Constellation Brands will write down the value of its wine and spirits business and take up to a $2.5 billion (€2.2 billion) charge in the current quarter, the Corona beer maker said on Tuesday, following several quarters of weak demand in the US.
The company also trimmed its annual enterprise net sales growth to between 4% and 6%, from 6% to 7% earlier, as retailers reduce stocking wine and spirits and consumers pare back spending on pricier alcoholic beverages.
Goodwill Charge
Shares of the company, which is expected to report second-quarter results on October 3, were unchanged in early trading.
In July, Constellation Brands topped Wall Street estimates for first-quarter profit on resilient demand for its beers such as Modelo Especial and Pacifico, as well as higher pricing.
The company expects a goodwill charge of about $1.5 billion (€1.3 billion) to $2.5 billion (€2.2 billion) in the second quarter related to the wine and spirits business.
Wine And Spirits
Constellation Brands lowered its fiscal 2025 reported earnings per share estimates to a range of $3.05 to $7.92, from $14.63 to $14.93 earlier.
It raised the lower end of its annual adjusted earnings per share by 10 cents to $13.60 while maintaining the upper end at $13.80.

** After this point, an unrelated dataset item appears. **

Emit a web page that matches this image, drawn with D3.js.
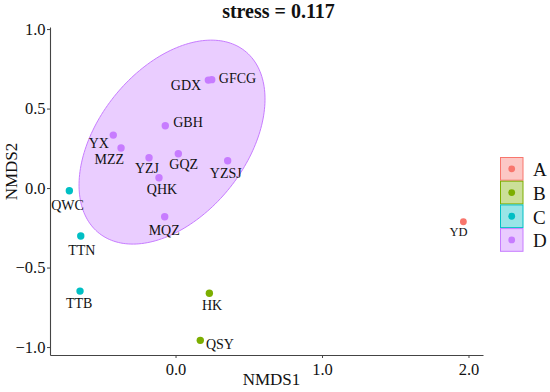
<!DOCTYPE html>
<html>
<head>
<meta charset="utf-8">
<script src="https://cdn.jsdelivr.net/npm/d3@7"></script>
<style>
html,body{margin:0;padding:0;background:#fff;}
svg{display:block;}
svg text{font-family:"Liberation Serif","Times New Roman",serif;}
</style>
</head>
<body>
<svg id="chart" width="550" height="392"></svg>
<script>
// ---- data ----
const sites  = ["GDX","GFCG","GBH","YX","MZZ","YZJ","GQZ","YZSJ","QHK","MQZ","QWC","TTN","TTB","HK","QSY","YD"];
const groups = ["D","D","D","D","D","D","D","D","D","D","C","C","C","B","B","A"];
const nmds1  = [0.224,0.247,-0.070,-0.425,-0.372,-0.181,0.019,0.356,-0.113,-0.074,-0.725,-0.647,-0.652,0.231,0.169,1.965];
const nmds2  = [0.679,0.682,0.392,0.333,0.252,0.191,0.216,0.172,0.065,-0.180,-0.017,-0.302,-0.648,-0.662,-0.958,-0.212];
const groupNames = ["A","B","C","D"];
const xTicks = [0,1,2];
const yTicks = [-1,-0.5,0,0.5,1];
const stressText = "stress = 0.117";
// ellipse for group D (data space): centre, semi-axes, rotation (deg)
const ellipseD = {cx:-0.024, cy:0.289, a:0.761, b:0.485, angle:45.7};

// ---- layout / style ----
const colors = {A:"#F8766D", B:"#7CAE00", C:"#00BFC4", D:"#C77CFF"};
// label offsets in px (dx to text centre, dy to baseline)
const labelOffsets = [[-22.3,10],[25.8,3.8],[22.7,1.6],[-14.5,13.3],[-11.8,16],[-2,15.6],[5.4,15.3],[-1.9,17],[3,16.3],[-0.5,18.3],[-1.8,19.3],[1,19],[-0.8,17.3],[2.7,16.7],[19.7,9],[-4.8,14.3]];

const svg = d3.select("#chart");
const x = d3.scaleLinear().domain([-0.857, 2.099]).range([50, 483]);
const y = d3.scaleLinear().domain([-1.05, 1.013]).range([355, 27]);

// ellipse
const N = 200, th = ellipseD.angle*Math.PI/180;
const ePts = d3.range(N).map(i=>{
  const t = 2*Math.PI*i/N;
  const ex = ellipseD.a*Math.cos(t), ey = ellipseD.b*Math.sin(t);
  return [x(ellipseD.cx + ex*Math.cos(th) - ey*Math.sin(th)), y(ellipseD.cy + ex*Math.sin(th) + ey*Math.cos(th))];
});
svg.append("path")
  .attr("d", d3.line()(ePts) + "Z")
  .attr("fill", colors.D).attr("fill-opacity", 0.38)
  .attr("stroke", colors.D).attr("stroke-width", 1);

// axes
const xAxis = svg.append("g").attr("transform","translate(0,355)")
  .call(d3.axisBottom(x).tickValues(xTicks).tickFormat(d3.format(".1f")).tickSize(3).tickSizeOuter(0).tickPadding(5));
const yAxis = svg.append("g").attr("transform","translate(50,0)")
  .call(d3.axisLeft(y).tickValues(yTicks).tickFormat(d3.format(".1f")).tickSize(3).tickSizeOuter(0).tickPadding(1.5));
[xAxis,yAxis].forEach(g=>{
  g.attr("font-family", null).attr("font-size", null);
  g.select(".domain").attr("stroke","#444").attr("stroke-width",1.1);
  g.selectAll(".tick line").attr("stroke","#444");
  g.selectAll(".tick text").attr("fill","#111").style("font-size","16.5px");
});

// points
const idx = d3.range(sites.length);
svg.append("g").selectAll("circle").data(idx).join("circle")
  .attr("cx", i=>x(nmds1[i])).attr("cy", i=>y(nmds2[i]))
  .attr("r", i=>sites[i]==="YD"?3.4:3.7)
  .attr("fill", i=>colors[groups[i]]);

// labels
svg.append("g").selectAll("text").data(idx).join("text")
  .attr("x", i=>x(nmds1[i])+labelOffsets[i][0])
  .attr("y", i=>y(nmds2[i])+labelOffsets[i][1])
  .attr("text-anchor","middle")
  .attr("fill","#111")
  .style("font-size", i=>sites[i]==="YD"?"12.5px":"14px")
  .text(i=>sites[i]);

// title
svg.append("text").attr("x",278.5).attr("y",17.5).attr("text-anchor","middle")
  .style("font-size","20px").style("font-weight","bold").attr("fill","#111").text(stressText);

// axis titles
svg.append("text").attr("x",271.5).attr("y",385).attr("text-anchor","middle")
  .style("font-size","17px").attr("fill","#111").text("NMDS1");
svg.append("text").attr("transform","translate(17,171.5) rotate(-90)").attr("text-anchor","middle")
  .style("font-size","17px").attr("fill","#111").text("NMDS2");

// legend
const lg = svg.append("g").attr("transform","translate(500,157)");
const rowH = 23.7;
groupNames.forEach((g,i)=>{
  const r = lg.append("g").attr("transform",`translate(0,${i*rowH})`);
  r.append("rect").attr("x",0.5).attr("y",0.5).attr("width",22.5).attr("height",rowH-1)
    .attr("fill",colors[g]).attr("fill-opacity",0.4).attr("stroke",colors[g]).attr("stroke-width",1);
  r.append("circle").attr("cx",11.7).attr("cy",rowH/2).attr("r",3.4).attr("fill",colors[g]);
  r.append("text").attr("x",33).attr("y",rowH/2+7.3).style("font-size","19px").attr("fill","#111").text(g);
});
</script>
</body>
</html>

Wine and Spirits annual net sales is expected to decline between 6% and 4%, compared with a fall of 0.5% to a rise of 0.5% expected earlier.
Pernod Ricard
Meanwhile, France's Pernod Ricard on Thursday forecast its sales will grow again next year even as challenges in the US and Chinese markets persist, after reporting an annual 1% drop largely in line with forecasts and its own guidance.
The world's No.2 Western spirits maker and its rivals have suffered as a post-pandemic boom in expensive spirits sales has reversed amid high interest rates, inflation and economic challenges in China, the number one market for alcoholic drinks.